The Basic Principle: Accelerating Charges Radiate
Every antenna works on the same fundamental principle from electromagnetic theory: an accelerating electric charge radiates electromagnetic energy. When an alternating current flows through a conductor, electrons are continuously accelerating back and forth. This acceleration produces an oscillating electromagnetic field that detaches from the wire and propagates outward as a wave — a radio wave.
On the receiving end, the reverse occurs: an incoming electromagnetic wave's oscillating electric field pushes electrons in the receiving antenna, producing an alternating current that the receiver can detect and decode.
Key Antenna Parameters You Need to Know
Gain
Antenna gain describes how much an antenna concentrates its radiated energy in a preferred direction compared to a theoretical isotropic radiator (one that radiates equally in all directions). Gain is measured in dBi (decibels relative to isotropic).
- A dipole antenna has approximately 2.15 dBi of gain — it radiates more in the plane perpendicular to its axis than in other directions.
- A high-gain directional antenna (like a Yagi or dish) can have 10–30+ dBi, concentrating energy into a narrow beam.
Higher gain does not mean more transmit power — it means the same power is focused more efficiently.
Radiation Pattern
The radiation pattern is a 3D map of how an antenna distributes energy in space.

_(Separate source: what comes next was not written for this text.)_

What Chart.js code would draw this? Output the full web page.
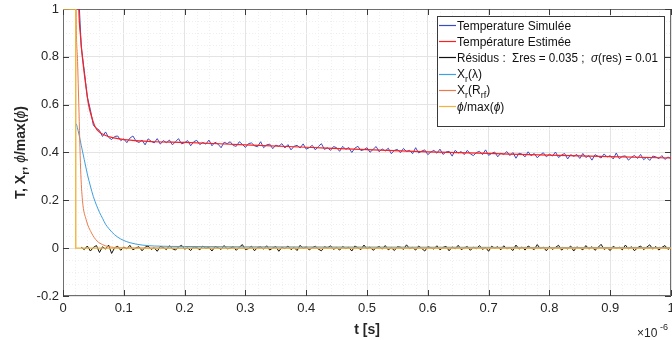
<!DOCTYPE html>
<html>
<head>
<meta charset="utf-8">
<script src="https://cdn.jsdelivr.net/npm/chart.js@4.4.1/dist/chart.umd.min.js"></script>
<style>
  html, body { margin: 0; padding: 0; background: #fff; }
</style>
</head>
<body>
<canvas id="c" width="672" height="340"></canvas>
<script>
// time axis is in units of 1e-6 s (shown with the x10^-6 multiplier)
const simStart = 0.025, simStep = 0.005;
const simV = [
  1.105, 0.842, 0.742, 0.632, 0.579, 0.513, 0.502, 0.492, 0.467, 0.486,
  0.463, 0.454, 0.467, 0.469, 0.450, 0.457, 0.441, 0.460, 0.469, 0.448,
  0.442, 0.452, 0.432, 0.457, 0.447, 0.440, 0.458, 0.435, 0.450, 0.441,
  0.452, 0.432, 0.445, 0.458, 0.436, 0.441, 0.450, 0.428, 0.445, 0.451,
  0.433, 0.442, 0.435, 0.452, 0.428, 0.443, 0.435, 0.420, 0.443, 0.437,
  0.445, 0.429, 0.426, 0.445, 0.434, 0.421, 0.437, 0.440, 0.428, 0.424,
  0.445, 0.420, 0.432, 0.435, 0.416, 0.431, 0.426, 0.437, 0.419, 0.433,
  0.411, 0.426, 0.430, 0.419, 0.436, 0.414, 0.420, 0.430, 0.411, 0.425,
  0.437, 0.413, 0.420, 0.409, 0.425, 0.420, 0.405, 0.426, 0.413, 0.421,
  0.400, 0.418, 0.426, 0.408, 0.412, 0.420, 0.401, 0.413, 0.425, 0.403,
  0.415, 0.406, 0.418, 0.395, 0.409, 0.413, 0.399, 0.417, 0.404, 0.409,
  0.395, 0.420, 0.398, 0.406, 0.411, 0.391, 0.402, 0.409, 0.397, 0.414,
  0.392, 0.402, 0.405, 0.385, 0.409, 0.398, 0.404, 0.391, 0.409, 0.394,
  0.387, 0.400, 0.405, 0.391, 0.411, 0.388, 0.396, 0.402, 0.382, 0.397,
  0.392, 0.404, 0.387, 0.400, 0.376, 0.397, 0.393, 0.382, 0.403, 0.386,
  0.396, 0.378, 0.390, 0.399, 0.382, 0.393, 0.385, 0.402, 0.379, 0.389,
  0.396, 0.373, 0.391, 0.384, 0.392, 0.375, 0.396, 0.379, 0.387, 0.368,
  0.391, 0.384, 0.377, 0.394, 0.381, 0.387, 0.373, 0.398, 0.374, 0.384,
  0.386, 0.368, 0.380, 0.388, 0.375, 0.392, 0.370, 0.380, 0.367, 0.385,
  0.382, 0.374, 0.387, 0.371, 0.381, 0.375
];

const estT = [0.022, 0.026, 0.029, 0.032, 0.036, 0.042, 0.047, 0.053, 0.06, 0.065, 0.07, 0.08, 0.09,
              0.1, 0.12, 0.15, 0.2, 0.3, 0.4, 0.5, 0.6, 0.7, 0.8, 0.9, 1.0];
const estV = [1.5, 1.0, 0.88, 0.795, 0.71, 0.60, 0.55, 0.507, 0.485, 0.477, 0.471, 0.463, 0.458,
              0.454, 0.45, 0.445, 0.442, 0.432, 0.422, 0.412, 0.403, 0.396, 0.389, 0.383, 0.377];

const resStart = 0.03, resStep = 0.005;
const resV = [
  0.004, -0.006, 0.009, -0.012, 0.003, 0.011, -0.018, 0.006, -0.004, 0.013,
  -0.022, 0.002, 0.008, -0.009, 0.005, -0.003, 0.012, -0.007, 0.001, 0.006,
  -0.011, 0.004, 0.009, -0.005, 0.002, -0.013, 0.007, 0.003, -0.006, 0.010,
  -0.002, -0.008, 0.005, 0.012, -0.004, 0.001, -0.010, 0.006, 0.003, -0.007,
  0.009, -0.001, 0.004, -0.012, 0.007, 0.002, -0.005, 0.011, -0.003, 0.000,
  0.006, -0.009, 0.004, 0.015, -0.006, -0.002, 0.008, -0.011, 0.003, 0.005,
  -0.004, 0.010, -0.008, 0.001, 0.007, -0.013, 0.004, -0.002, 0.009, -0.006,
  0.003, -0.010, 0.012, -0.001, 0.005, -0.007, 0.002, 0.008, -0.004, -0.011,
  0.006, 0.001, 0.010, -0.005, 0.003, -0.008, 0.007, -0.002, 0.004, -0.012,
  0.009, 0.002, -0.006, 0.013, -0.003, 0.005, -0.009, 0.001, 0.007, -0.004,
  0.011, -0.007, 0.002, -0.010, 0.006, 0.004, -0.005, 0.014, -0.002, 0.003,
  -0.008, 0.009, -0.001, -0.012, 0.006, 0.002, -0.004, 0.010, -0.007, 0.003,
  0.008, -0.011, 0.005, -0.003, 0.012, -0.006, 0.001, 0.007, -0.009, 0.004,
  -0.002, 0.011, -0.005, 0.003, -0.013, 0.008, 0.000, 0.006, -0.007, 0.010,
  -0.003, 0.002, -0.010, 0.013, -0.004, 0.005, -0.008, 0.009, 0.001, -0.006,
  0.015, -0.002, 0.004, -0.011, 0.007, -0.005, 0.003, 0.012, -0.008, 0.002,
  -0.003, 0.009, -0.012, 0.005, 0.001, -0.007, 0.011, -0.004, 0.006, -0.009,
  0.003, 0.016, -0.005, 0.002, -0.010, 0.008, -0.001, 0.004, -0.007, 0.013,
  -0.003, 0.006, -0.011, 0.002, 0.009, -0.006, 0.004, 0.014, -0.004, 0.007,
  -0.008, 0.003, 0.011, -0.005, 0.002
];

const lamT = [0.022, 0.025, 0.03, 0.035, 0.04, 0.045, 0.05, 0.055, 0.06, 0.065, 0.07, 0.075, 0.08,
              0.085, 0.09, 0.1, 0.11, 0.12, 0.13, 0.15, 0.2, 0.4, 0.6, 0.8, 1.0];
const lamV = [0.52, 0.49, 0.43, 0.37, 0.31, 0.26, 0.215, 0.18, 0.15, 0.125, 0.10, 0.083, 0.068,
              0.056, 0.046, 0.032, 0.023, 0.017, 0.013, 0.009, 0.007, 0.005, 0.004, 0.003, 0.003];

const rrfT = [0.021, 0.0215, 0.024, 0.026, 0.029, 0.032, 0.038, 0.047, 0.056, 0.065, 0.075, 0.09, 0.12, 1.0];
const rrfV = [1.2, 1.0, 0.78, 0.6, 0.33, 0.2, 0.12, 0.063, 0.03, 0.015, 0.006, 0.002, 0.0005, 0];

const phiT = [0, 0.021, 0.021, 1.0];
const phiV = [1, 1, 0, 0];

const labels = [
  'Temperature Simulée',
  'Température Estimée',
  'Résidus :  Σres = 0.035 ;  σ(res) = 0.01',
  'X_{r}(λ)',
  'X_{r}(R_{rf})',
  'ϕ/max(ϕ)'
];
const colors = ['#3b4cc0', '#ff1f1f', '#111111', '#3d9fe0', '#ea7a4c', '#f0b43a'];

const xTicks = [0, 0.1, 0.2, 0.3, 0.4, 0.5, 0.6, 0.7, 0.8, 0.9, 1];
const yTicks = [-0.2, 0, 0.2, 0.4, 0.6, 0.8, 1];

const FONT = "'Liberation Sans', Arial, Helvetica, sans-serif";

function pts(ts, vs) { return vs.map((v, i) => ({x: ts[i], y: v})); }
function gridPts(start, step, vs) {
  return vs.map((v, i) => ({x: +(start + i * step).toFixed(4), y: v}));
}

// simple rich text: _{sub} and ^{sup}; ϕ and σ set in italic like the tex output
function parts(str) {
  const out = [];
  const re = /([_^])\{([^}]*)\}/g;
  let last = 0, m;
  const plain = s => s.split(/([ϕσ])/).forEach(t => {
    if (t) out.push({t, k: '', it: /[ϕσ]/.test(t)});
  });
  while ((m = re.exec(str))) {
    if (m.index > last) plain(str.slice(last, m.index));
    out.push({t: m[2], k: m[1]});
    last = re.lastIndex;
  }
  if (last < str.length) plain(str.slice(last));
  return out;
}
function drawRich(ctx, str, x, y, size, weight, measureOnly) {
  let cx = x;
  for (const p of parts(str)) {
    const s = p.k ? Math.round(size * 0.78) : size;
    ctx.font = (p.it ? 'italic normal ' : weight + ' ') + s + 'px ' + FONT;
    const dy = p.k === '_' ? size * 0.32 : (p.k === '^' ? -size * 0.45 : 0);
    if (!measureOnly) ctx.fillText(p.t, cx, y + dy);
    cx += ctx.measureText(p.t).width;
  }
  return cx - x;
}

const matlabAxes = {
  id: 'matlabAxes',
  beforeDatasetsDraw(chart) {
    const {ctx, chartArea: a, scales: {x, y}} = chart;
    ctx.save();
    // minor grid
    ctx.strokeStyle = '#efefef';
    ctx.lineWidth = 1;
    ctx.setLineDash([1, 2]);
    ctx.beginPath();
    for (let i = 1; i < 50; i++) {
      if (i % 5 === 0) continue;
      const px = Math.round(x.getPixelForValue(i * 0.02)) + 0.5;
      ctx.moveTo(px, a.top); ctx.lineTo(px, a.bottom);
    }
    for (let i = 1; i < 24; i++) {
      if (i % 4 === 0) continue;
      const py = Math.round(y.getPixelForValue(-0.2 + i * 0.05)) + 0.5;
      ctx.moveTo(a.left, py); ctx.lineTo(a.right, py);
    }
    ctx.stroke();
    ctx.setLineDash([]);
    // box
    ctx.strokeStyle = '#6e6e6e';
    ctx.strokeRect(a.left + 0.5, a.top + 0.5, a.right - a.left - 1, a.bottom - a.top - 1);
    // inward ticks
    ctx.strokeStyle = '#3a3a3a';
    ctx.beginPath();
    xTicks.forEach(v => {
      const px = Math.round(x.getPixelForValue(v)) + 0.5;
      ctx.moveTo(px, a.bottom); ctx.lineTo(px, a.bottom - 6);
      ctx.moveTo(px, a.top); ctx.lineTo(px, a.top + 6);
    });
    yTicks.forEach(v => {
      const py = Math.round(y.getPixelForValue(v)) + 0.5;
      ctx.moveTo(a.left, py); ctx.lineTo(a.left + 6, py);
      ctx.moveTo(a.right, py); ctx.lineTo(a.right - 6, py);
    });
    ctx.stroke();
    ctx.restore();
  },
  afterDraw(chart) {
    const {ctx, chartArea: a} = chart;
    ctx.save();
    ctx.fillStyle = '#262626';
    ctx.textBaseline = 'alphabetic';
    // y title
    const yTitle = 'T, X_{r}, ϕ/max(ϕ)';
    ctx.save();
    ctx.translate(25, (a.top + a.bottom) / 2);
    ctx.rotate(-Math.PI / 2);
    const w = drawRich(ctx, yTitle, 0, 0, 14, 'bold', true);
    drawRich(ctx, yTitle, -w / 2, 0, 14, 'bold', false);
    ctx.restore();
    // x title
    ctx.font = 'bold 14px ' + FONT;
    ctx.textAlign = 'center';
    ctx.fillText('t [s]', (a.left + a.right) / 2, 334);
    // exponent
    ctx.textAlign = 'left';
    ctx.font = '12px ' + FONT;
    ctx.fillText('×10', 637, 337);
    ctx.font = '9px ' + FONT;
    ctx.fillText('-6', 660, 330);

    // legend
    const bx = 437, by = 16, bw = 227, bh = 110;
    ctx.fillStyle = '#ffffff';
    ctx.fillRect(bx, by, bw, bh);
    ctx.strokeStyle = '#3a3a3a';
    ctx.lineWidth = 1;
    ctx.strokeRect(bx + 0.5, by + 0.5, bw, bh);
    chart.data.datasets.forEach((ds, i) => {
      const cy = 25 + i * 16.2;
      ctx.strokeStyle = ds.borderColor;
      ctx.lineWidth = 1.2;
      ctx.beginPath();
      ctx.moveTo(439, Math.round(cy) + 0.5);
      ctx.lineTo(456, Math.round(cy) + 0.5);
      ctx.stroke();
      ctx.fillStyle = '#111';
      const tw = drawRich(ctx, ds.label, 0, 0, 12, 'normal', true);
      const maxW = 201;
      ctx.save();
      ctx.translate(457, cy + 4.5);
      if (tw > maxW) ctx.scale(maxW / tw, 1);
      drawRich(ctx, ds.label, 0, 0, 12, 'normal', false);
      ctx.restore();
    });
    ctx.restore();
  }
};

Chart.defaults.font.family = FONT;

const ds = (label, data, color, order, extra) => Object.assign({
  label, data, borderColor: color, backgroundColor: color,
  borderWidth: 1, pointRadius: 0, tension: 0, order, fill: false
}, extra || {});

new Chart(document.getElementById('c'), {
  type: 'line',
  data: {
    datasets: [
      ds(labels[0], gridPts(simStart, simStep, simV), colors[0], 6),
      ds(labels[1], pts(estT, estV), colors[1], 5, {cubicInterpolationMode: 'monotone', borderWidth: 1.2}),
      ds(labels[2], gridPts(resStart, resStep, resV), colors[2], 4),
      ds(labels[3], pts(lamT, lamV), colors[3], 3, {cubicInterpolationMode: 'monotone'}),
      ds(labels[4], pts(rrfT, rrfV), colors[4], 2, {cubicInterpolationMode: 'monotone'}),
      ds(labels[5], pts(phiT, phiV), colors[5], 1, {borderWidth: 1.4})
    ]
  },
  options: {
    responsive: false,
    animation: false,
    layout: {padding: {top: 9, right: 1, left: 0, bottom: 0}},
    plugins: {legend: {display: false}, tooltip: {enabled: false}},
    scales: {
      x: {
        type: 'linear', min: 0, max: 1,
        afterFit: s => { s.height = 44; s.paddingLeft = 0; s.paddingRight = 0; },
        afterBuildTicks: s => { s.ticks = xTicks.map(v => ({value: v})); },
        grid: {color: '#e4e4e4', drawTicks: false},
        border: {display: false},
        ticks: {
          padding: 5, color: '#262626', font: {size: 13}, maxRotation: 0,
          callback: v => String(+v.toFixed(1))
        }
      },
      y: {
        min: -0.2, max: 1,
        afterFit: s => { s.width = 63; s.paddingTop = 0; s.paddingBottom = 0; },
        afterBuildTicks: s => { s.ticks = yTicks.map(v => ({value: v})); },
        grid: {color: '#e4e4e4', drawTicks: false},
        border: {display: false},
        ticks: {
          padding: 4, color: '#262626', font: {size: 13},
          callback: v => String(+v.toFixed(1))
        }
      }
    }
  },
  plugins: [matlabAxes]
});
</script>
</body>
</html>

Omnidirectional antennas (like a vertical monopole) radiate a donut-shaped pattern around their axis. Directional antennas concentrate energy into a lobe pointing in one direction. The pattern directly determines where coverage exists and where it doesn't.
Impedance and VSWR
For maximum power transfer, the antenna's impedance must match the transmission line and transmitter — typically 50 Ω in most RF systems. A mismatch causes some power to be reflected back toward the transmitter. The Voltage Standing Wave Ratio (VSWR) quantifies this mismatch:
- VSWR 1:1 — perfect match, zero reflection
- VSWR 2:1 — about 11% of power reflected (acceptable in most systems)
- VSWR 3:1 — about 25% of power reflected (problematic)
Bandwidth
Antenna bandwidth is the frequency range over which the antenna performs adequately (typically where VSWR stays below 2:1). Narrowband antennas offer high performance at a specific frequency; wideband antennas cover a broad range with some performance trade-offs.
Common Antenna Types and Their Uses
| Antenna Type | Pattern | Typical Use Case |
|---|---|---|
| Half-wave Dipole | Omnidirectional | General purpose, reference antenna |
| Quarter-wave Monopole | Omnidirectional | Mobile phones, vehicle antennas |
| Yagi-Uda | Highly directional | TV reception, point-to-point links |
| Patch / Microstrip | Broadside directional | GPS receivers, PCB-integrated RF |
| Parabolic Dish | Very high gain beam | Satellite communication, radar |
| Loop Antenna | Figure-8 or omnidirectional | AM radio, RFID, NFC |
How Frequency Affects Antenna Size
An antenna's physical size is directly related to the wavelength of the frequency it's designed for. A half-wave dipole is exactly half a wavelength long at its resonant frequency. This means:
- At 100 MHz (FM radio), a half-wave dipole is about 1.5 meters long.
- At 2.4 GHz (Wi-Fi), a half-wave dipole is about 6.2 cm long.
- At 60 GHz (mmWave 5G), antennas are just a few millimeters — easily integrated into chips.
This is why miniaturization becomes easier at higher frequencies, enabling the compact antennas found in modern smartphones.
Choosing the Right Antenna for Your Project
When selecting an antenna, consider these factors:
- Frequency band: Match the antenna to your operating frequency.
- Coverage requirement: Omnidirectional for broad coverage, directional for point-to-point links.
- Physical constraints: PCB-mount patch antennas for compact devices; external antennas for better performance.
- Environment: Outdoor links often need weatherproofed directional antennas with higher gain.
- Regulatory compliance: Ensure the antenna and transmit power combination meets regional spectrum regulations.